The problem is that renewables can be done by a lot smaller companies then fossil fuels. Solar can be done by a family on the roof rather easily. Wind turbines cost 3million per piece, so very possible investment for a farmer, small company and the like.
Fossil fuel power plants are a lot more expensive hence competition is smaller. We are easily talking 100million and more per plant. Large pipelines, refineries and oil or gas field developments easily cost over a billion. That keeps out competition. Not to mention oil having the largest cartel in the world backing it.
poVoq@slrpnk.net 3 days ago
Ok, lots to unpack in this video, but the primary issue is that it is highly US centric and doesn’t apply very well to other large electricity markets like the EU.
Here in the EU there is already a very high percentage of renewable electricity generation, often exceeding 70% of the total.
But we have hit a wall not because of too much competition or low profitability, but the exact opposite.
In the EU the power generation is primarily owned by a few large companies, basically an oligopol. These own both large renewable and fossile fuel plants.

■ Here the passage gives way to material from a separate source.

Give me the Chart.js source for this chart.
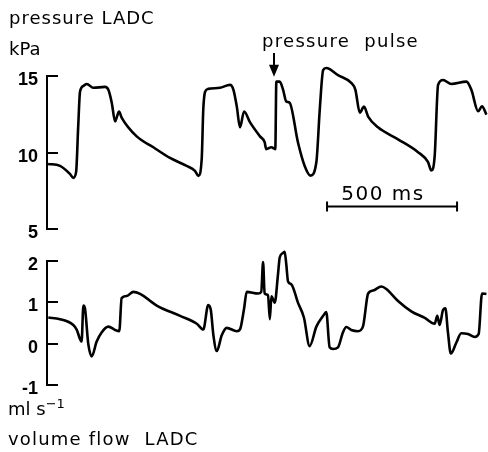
<!DOCTYPE html>
<html>
<head>
<meta charset="utf-8">
<script src="https://cdn.jsdelivr.net/npm/chart.js@4/dist/chart.umd.min.js"></script>
<style>
  html, body { margin: 0; padding: 0; background: #fff; }
  #wrap { position: relative; width: 488px; height: 452px; overflow: hidden; background: #fff; }
  canvas { position: absolute; left: 0; }
  .t { position: absolute; font-family: "DejaVu Sans", sans-serif; font-size: 18px; line-height: 18px;
       color: #000; white-space: pre; letter-spacing: 1px; }
</style>
</head>
<body>
<div id="wrap">
  <canvas id="top" width="488" height="260" style="top:0px"></canvas>
  <canvas id="bot" width="488" height="222" style="top:230px"></canvas>
  <div class="t" style="left:9px;top:9px;">pressure LADC</div>
  <div class="t" style="left:9px;top:40px;letter-spacing:0px;">kPa</div>
  <div class="t" style="left:262px;top:32px;letter-spacing:1.3px;">pressure  pulse</div>
  <div class="t" style="left:323px;top:183px;width:120px;text-align:center;font-size:20px;line-height:20px;letter-spacing:1.5px;">500 ms</div>
  <div class="t" style="left:8px;top:400px;letter-spacing:0px;">ml s<span style="font-size:13px;position:relative;top:-7px;">−1</span></div>
  <div class="t" style="left:8px;top:430px;letter-spacing:1.2px;">volume flow  LADC</div>
</div>
<script>
// ---- data (time in ms) ----
const pressureTimeMs = [4,50,88,101,112,120,127,140,153,178,223,236,249,262,268,277,287,345,409,473,537,569,582,595,601,608,620,665,704,717,730,742,758,781,819,837,843,863,878,882,895,908,920,933,965,991,1013,1036,1049,1062,1074,1119,1170,1186,1203,1219,1235,1273,1350,1427,1465,1478,1491,1504,1523,1555,1613,1632,1658,1673,1690];
const pressureKPa    = [9.26,9.13,8.61,8.35,8.74,11.71,13.97,14.35,14.48,14.23,14.29,14.1,13.26,12.03,12.29,12.68,12.29,11.06,10.35,9.65,9.13,8.81,8.48,9.58,12.81,13.97,14.16,14.23,14.42,14.1,13.0,11.65,12.68,11.97,11.06,10.68,10.23,10.35,10.23,14.63,14.63,14.1,13.34,13.26,10.68,9.13,8.5,9.39,12.81,15.39,15.52,15.06,14.55,14.1,12.61,13.0,12.35,11.65,10.87,10.03,9.39,8.83,9.79,14.42,14.74,14.48,14.63,14.1,12.7,13.02,12.48];

const flowTimeMs = [5,50,101,114,133,140,146,159,172,191,210,236,262,278,287,307,332,358,422,512,576,601,620,630,640,653,672,691,730,742,758,768,812,824,831,837,850,857,863,876,888,895,908,914,920,927,940,965,988,1010,1036,1062,1074,1087,1100,1119,1138,1151,1170,1196,1215,1235,1254,1286,1305,1350,1401,1453,1491,1501,1510,1523,1532,1542,1553,1574,1593,1619,1645,1660,1673,1690];
const flowMlPerS = [0.63,0.59,0.45,0.34,0.05,0.92,0.85,-0.02,-0.31,0.05,0.27,0.41,0.33,0.30,1.10,1.15,1.25,1.2,0.92,0.67,0.48,0.34,0.93,0.81,0.2,-0.18,0.2,0.38,0.30,0.34,0.85,1.25,1.21,1.25,1.97,1.21,1.17,0.59,1.14,0.99,1.65,2.08,2.19,2.22,1.93,1.5,1.43,0.99,0.63,-0.06,0.41,0.67,0.76,-0.09,-0.13,-0.09,0.27,0.4,0.33,0.30,0.41,1.21,1.28,1.38,1.32,1.03,0.78,0.62,0.48,0.67,0.45,0.81,0.85,0.27,-0.24,0.02,0.25,0.23,0.16,0.23,1.21,1.2];

const pressureTicks = [5, 10, 15];
const flowTicks = [-1, 0, 1, 2];

// ---- annotations (in data units) ----
const scaleBarStartMs = 1077, scaleBarLengthMs = 500, scaleBarLevelKPa = 6.48;
const pulseArrowMs = 873, pulseArrowTipKPa = 14.95, pulseArrowTailKPa = 16.5;
const timeMaxMs = 1696;

const tickFont = { family: "'Liberation Sans', Arial, sans-serif", size: 18, weight: 'bold' };

function yAxis(min, max, step) {
  return {
    type: 'linear', position: 'left', min, max,
    afterFit: s => { s.width = 47; },
    border: { display: true, color: '#000', width: 2 },
    grid: { display: true, drawOnChartArea: false, drawTicks: true, tickLength: -11, color: '#000', lineWidth: 2 },
    ticks: { stepSize: step, color: '#000', font: tickFont, padding: 20, labelOffset: 4 }
  };
}

function makeChart(id, times, vals, yScale, pad, extraPlugins) {
  return new Chart(document.getElementById(id), {
    type: 'line',
    data: {
      datasets: [{
        data: times.map((t, i) => ({ x: t, y: vals[i] })),
        borderColor: '#000', borderWidth: 2.6, pointRadius: 0,
        cubicInterpolationMode: 'monotone', clip: false, fill: false
      }]
    },
    options: {
      responsive: false, animation: false, devicePixelRatio: 1,
      layout: { padding: pad },
      plugins: { legend: { display: false }, tooltip: { enabled: false }, title: { display: false } },
      scales: {
        x: { type: 'linear', min: 0, max: timeMaxMs, display: false },
        y: yScale
      }
    },
    plugins: extraPlugins || []
  });
}

const annotate = {
  id: 'annotate',
  afterDatasetsDraw(chart) {
    const { ctx, scales: { x, y } } = chart;
    ctx.save();
    ctx.strokeStyle = '#000'; ctx.fillStyle = '#000'; ctx.lineWidth = 2;
    // scale bar
    const x0 = x.getPixelForValue(scaleBarStartMs), x1 = x.getPixelForValue(scaleBarStartMs + scaleBarLengthMs);
    const yb = y.getPixelForValue(scaleBarLevelKPa);
    ctx.beginPath();
    ctx.moveTo(x0, yb); ctx.lineTo(x1, yb);
    ctx.moveTo(x0, yb - 5); ctx.lineTo(x0, yb + 5);
    ctx.moveTo(x1, yb - 5); ctx.lineTo(x1, yb + 5);
    ctx.stroke();
    // arrow
    const xa = x.getPixelForValue(pulseArrowMs);
    const yt = y.getPixelForValue(pulseArrowTipKPa), yl = y.getPixelForValue(pulseArrowTailKPa);
    ctx.beginPath(); ctx.moveTo(xa, yl); ctx.lineTo(xa, yt - 8); ctx.stroke();
    ctx.beginPath(); ctx.moveTo(xa - 5, yt - 12); ctx.lineTo(xa + 5, yt - 12); ctx.lineTo(xa, yt); ctx.closePath(); ctx.fill();
    ctx.restore();
  }
};

makeChart('top', pressureTimeMs, pressureKPa, yAxis(5, 15, 5), { top: 76, bottom: 29, left: 0, right: 0 }, [annotate]);
makeChart('bot', flowTimeMs, flowMlPerS, yAxis(-1, 2, 1), { top: 17, bottom: 67, left: 0, right: 0 });
</script>
</body>
</html>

The video is correct in how it describes how electricity spot markets function, but has a blind spot in how it can be gamed if a few large companies conspire in keeping the electricity a mix.
By ensuring the demand is rarely fully covered with cheap renewables, but rather keeping a few expensive to run gas-fired plants in the mix, they can collect the price for the gas powered electricity even for the cheap renewables and thus make record profits as long as they keep the market captured like that.
As a result electricity prices for private and industrial consumers are high, despite a large percentage of cheap renewables, and this is a huge barrier for the much larger non-electricity energy consumption sector to electrify.
ujeenator@lemm.ee 3 days ago
poVoq@slrpnk.net 3 days ago
Yanis Varoufakis has done a few interviews and videos on the topic which you can find on YouTube.
Some large industries are doing that, yes. But due to very low gas prices until 2022, much of the industry has slept on the issue and now with general economic headwinds are not necessarily prioritizing such investments due to other bigger problems.
ericjmorey@lemmy.world 3 days ago
I’m EU subsidized solar more that the US did.